Oggi per la prima volta sono entrata in un cimitero lettone. Senza voler richiamare direttamente tematiche foscoliane, mi piaceva condividere qualche pensiero che mi ha suscitato quest’esperienza, per quanto semplice.


Il cimitero di Daugavpils è fuori dalla città, in periferia, a differenza dei nostri che spesso sono abbastanza centrali. È completamente immerso nel bosco e fuso con esso, nel senso che non c’è una recinzione a definire il confine. Mia mamma mi ha raccontato che infatti in inverno qualche volta succede che i cerbiatti mangino i fiori che ci sono sulle tombe. È uno spazio estremamente ampio, si estende da entrambi i lati della strada, e ad ogni tomba sono dedicati circa nove metri quadrati.
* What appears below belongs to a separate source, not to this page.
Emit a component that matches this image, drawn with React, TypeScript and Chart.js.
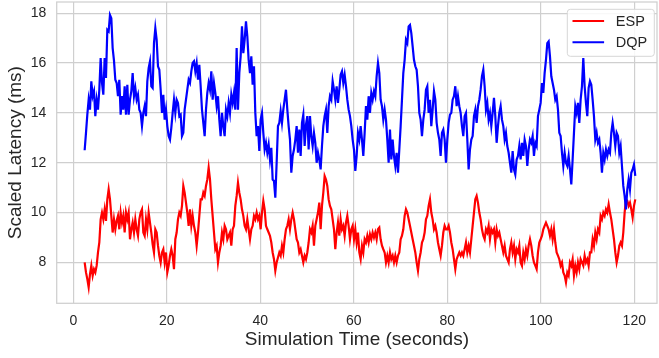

Ogni piccolo recinto contenente una tomba ha una panchina sulla quale i cari del defunto possono sedersi e stare insieme. Anche le tombe meno curate sono pienissime di fiori, almeno artificiali, così il cimitero nel suo insieme è un trionfo di colori.


In questo momento non mi definisco credente, quanto meno nel senso cristiano del termine, eppure un posto del genere mi ha comunicato un senso di pace e di vicinanza a chi non c’è più che i cimiteri italiani non mi hanno mai dato. Non ci sono statue di Angeli o riferimenti biblici che ti facciano sentire come se per parlare con un tuo caro, dovessi per forza essere di fede cristiana. Quando mi succede di andare al cimitero in Italia, non avendo in questo momento una fede convinta mi sento spesso fuori luogo. Qui invece mi sono sentita al posto giusto, non mi sono sentita costretta a nessuna fede che non sento mia. Semplicemente mi sono sentita accolta in un posto in cui ricordare, a modo mio.